The same poll showed Walz leading 45-39, but his lead has shrunk since an earlier Star Tribune Minnesota Poll.

Democratic U.S. Sen. Amy Klobuchar and Republican challenger Jim Newberger also highlighted their health care stances in a debate that was taped earlier.

Klobuchar said it's important to protect the Affordable Care Act, also known as Obamacare. People with pre-existing conditions like diabetes would be kicked off their insurance plans if it is repealed, she said. She also said she favors importing drugs from Canada that are expensive in the U.S. to reduce costs.

Newberger, a state representative and longtime paramedic, said rural community hospitals would be shut down if a Medicare-for-all-style health care system is passed. He said lawmakers should sit down with big pharmaceutical companies, tell them they are "ripping us off" and work with them instead of turning to Canada.

The two candidates also disagreed on immigration issues.

Newberger said he wants to build a border wall and does not support sanctuary cities. He said the government needs to find out who is in the country illegally and deport criminals. But people who have been in the country for a substantial period of time who are not criminals should be given a path to citizenship, he said, noting, "You don't just hand out citizenship ... earn it."

On education, Klobuchar said she wants to expand vocational-technical programs and support community colleges.

She said students should be able to refinance their student loans, and community college should be free — a proposal that she said could be paid for by removing tax loopholes.

Newberger echoed the importance of technical and community college programs but said Klobuchar does not have a strong enough plan to support students. "Our kids are drowning in student debt," he said.

U.S. Senate candidate Republican Karin Housley took the stage solo because Democrat U.S. Sen. Tina Smith did not attend. Housley, a state senator, repeatedly hit Smith on issues from health care to elder care protections to immigration.

Much of the attorney general's debate was driven by attacks on records and comments. Ellison pressed Wardlow on his comment that he would fire 42 Democrats in the attorney general's office. Wardlow said he would not do a political purge, but he would make changes in the office which he said has been "thoroughly politicized."

Ellison also questioned Wardlow's work as legal counsel with the Alliance Defending Freedom, a Christian conservative organization.

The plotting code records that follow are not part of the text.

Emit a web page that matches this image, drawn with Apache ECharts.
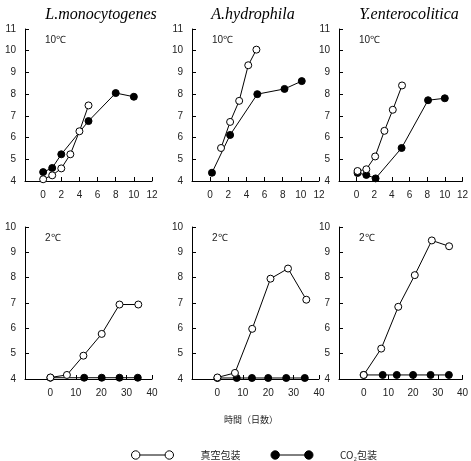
<!DOCTYPE html>
<html>
<head>
<meta charset="utf-8">
<script src="https://cdn.jsdelivr.net/npm/echarts@6/dist/echarts.min.js"></script>
<style>
html,body{margin:0;padding:0;background:#fff;}
#main{width:471px;height:461px;}
</style>
</head>
<body>
<div id="main"></div>
<script>
// 各菌の名前と温度
var species = ['L.monocytogenes', 'A.hydrophila', 'Y.enterocolitica'];
var temps = ['10℃', '2℃'];
var legendNames = ['真空包装', 'CO₂包装'];
var xName = '時間（日数）';

// 10℃ の結果 [日数, 菌数(log)]
var lmVac10 = [[0,4.08],[1,4.26],[2,4.58],[3,5.23],[4,6.29],[5,7.48]];
var lmCO2_10 = [[0,4.41],[1,4.6],[2,5.23],[5,6.76],[8,8.05],[10,7.88]];
var ahVac10 = [[1.2,5.52],[2.2,6.72],[3.2,7.69],[4.2,9.33],[5.1,10.05]];
var ahCO2_10 = [[0.2,4.38],[2.2,6.12],[5.2,8.0],[8.2,8.24],[10.1,8.6]];
var yeVac10 = [[0.1,4.46],[1.1,4.54],[2.1,5.13],[3.15,6.31],[4.1,7.28],[5.15,8.4]];
var yeCO2_10 = [[0.1,4.37],[1.1,4.28],[2.15,4.12],[5.1,5.52],[8.1,7.72],[10,7.81]];

// 2℃ の結果
var lmVac2 = [[0,4.06],[6.5,4.16],[13,4.92],[20.2,5.78],[27.2,6.94],[34.6,6.94]];
var lmCO2_2 = [[0,4.05],[13.3,4.05],[20.2,4.05],[27.2,4.05],[34.4,4.05]];
var ahVac2 = [[0,4.06],[6.9,4.24],[13.7,5.98],[20.9,7.96],[27.8,8.36],[35,7.13]];
var ahCO2_2 = [[0,4.04],[7.6,4.04],[13.6,4.04],[20,4.04],[27.1,4.04],[34.4,4.04]];
var yeVac2 = [[0,4.16],[7.1,5.2],[14,6.85],[20.7,8.1],[27.6,9.47],[34.6,9.24]];
var yeCO2_2 = [[0,4.16],[7.7,4.16],[13.4,4.16],[20,4.16],[27.1,4.16],[34.5,4.16]];

// 軸の目盛り
var xTop = {min: -2, max: 12, interval: 2};
var xBottom = {min: -10, max: 40, interval: 10};
var yTop = {min: 4, max: 11, interval: 1};
var yBottom = {min: 4, max: 10, interval: 1};

var vacData = [lmVac10, ahVac10, yeVac10, lmVac2, ahVac2, yeVac2];
var co2Data = [lmCO2_10, ahCO2_10, yeCO2_10, lmCO2_2, ahCO2_2, yeCO2_2];

var lefts = [25, 192, 339];
var tops = [29, 227];
var labelFont = 'Liberation Sans';

var myChart = echarts.init(document.getElementById('main'));

var grids = [], xAxes = [], yAxes = [], series = [], titles = [];
for (var r = 0; r < 2; r++) {
    for (var c = 0; c < 3; c++) {
        var i = r * 3 + c;
        var xs = r === 0 ? xTop : xBottom;
        var ys = r === 0 ? yTop : yBottom;
        grids.push({left: lefts[c], top: tops[r], width: 127, height: 152});
        xAxes.push({
            type: 'value', gridIndex: i,
            min: xs.min, max: xs.max, interval: xs.interval,
            splitLine: {show: false},
            axisLine: {onZero: false, lineStyle: {color: '#000', width: 1}},
            axisTick: {inside: true, length: 4, lineStyle: {color: '#000'}},
            axisLabel: {
                color: '#222', fontSize: 10, fontFamily: labelFont, margin: 9,
                formatter: function (v) { return v < 0 ? '' : v; }
            }
        });
        yAxes.push({
            type: 'value', gridIndex: i,
            min: ys.min, max: ys.max, interval: ys.interval,
            splitLine: {show: false},
            axisLine: {show: true, onZero: false, lineStyle: {color: '#000', width: 1}},
            axisTick: {show: true, inside: true, length: 4, lineStyle: {color: '#000'}},
            axisLabel: {color: '#222', fontSize: 10, fontFamily: labelFont, margin: 9}
        });
        series.push({
            name: legendNames[0], type: 'line', xAxisIndex: i, yAxisIndex: i,
            data: vacData[i], symbol: 'circle', symbolSize: 7, clip: false, z: 3,
            lineStyle: {color: '#000', width: 1},
            itemStyle: {color: '#fff', borderColor: '#000', borderWidth: 1},
            emphasis: {disabled: true}
        });
        series.push({
            name: legendNames[1], type: 'line', xAxisIndex: i, yAxisIndex: i,
            data: co2Data[i], symbol: 'circle', symbolSize: 7, clip: false, z: 2,
            lineStyle: {color: '#000', width: 1},
            itemStyle: {color: '#000', borderColor: '#000', borderWidth: 1},
            emphasis: {disabled: true}
        });
        titles.push({
            text: temps[r], left: lefts[c] + 15, top: tops[r] + 1,
            textStyle: {fontSize: 10, fontWeight: 'normal', color: '#222', fontFamily: labelFont}
        });
    }
}
var titleCenters = [96, 248, 404];
for (var k = 0; k < 3; k++) {
    titles.push({
        text: species[k], left: titleCenters[k], top: 2, textAlign: 'center',
        textStyle: {fontSize: 16, fontStyle: 'italic', fontWeight: 'normal', color: '#000', fontFamily: 'Liberation Serif'}
    });
}
titles.push({
    text: xName, left: 246, top: 410, textAlign: 'center',
    textStyle: {fontSize: 9, fontWeight: 'normal', color: '#222', fontFamily: 'Noto Sans CJK JP'}
});

var legendIcon = 'path://M0,5a5,5 0 1,0 10,0a5,5 0 1,0 -10,0M10,5L40,5M40,5a5,5 0 1,0 10,0a5,5 0 1,0 -10,0';

var option = {
    animation: false,
    title: titles,
    grid: grids,
    xAxis: xAxes,
    yAxis: yAxes,
    legend: {
        left: 126, top: 445,
        itemWidth: 42, itemHeight: 9, itemGap: 30,
        selectedMode: false,
        textStyle: {fontSize: 10, color: '#222', fontFamily: 'Noto Sans CJK JP', padding: [0, 0, 0, 22]},
        data: [
            {name: legendNames[0], icon: legendIcon, itemStyle: {color: '#fff', borderColor: '#000', borderWidth: 1}},
            {name: legendNames[1], icon: legendIcon, itemStyle: {color: '#000', borderColor: '#000', borderWidth: 1}}
        ]
    },
    series: series
};
myChart.setOption(option);
</script>
</body>
</html>
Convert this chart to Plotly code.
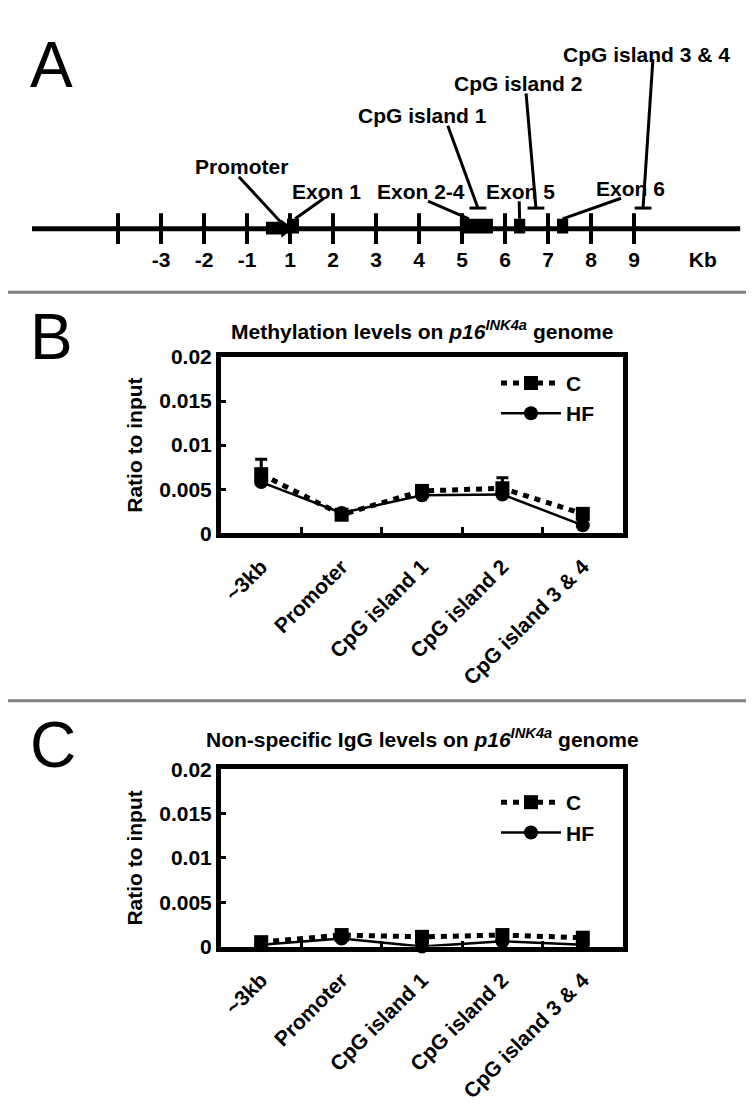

The group has defended business owners who wanted to deny services to same-sex couples and argued against allowing transgender children to use the bathroom or locker room of their choice.

Wardlow, meanwhile, called out Ellison's ties to Nation of Islam leader Louis Farrakhan — whom Ellison said he disavowed more than two decades ago — and said his opponent is "a cheerleader for cop killers." Early on the debate, he also noted abuse allegations against Ellison.

Ellison's former girlfriend's allegation of domestic abuse came out shortly before the primary election and had landed the race in the spotlight. Karen Monahan said Ellison was emotionally abusive and once tried to pull her off a bed while cursing at her in 2016. Ellison reiterated his denial of Monahan's domestic abuse allegation Sunday and noted that an investigation, conducted by an attorney who works at the same firm as the state DFL Party's lawyer, could not substantiate her story.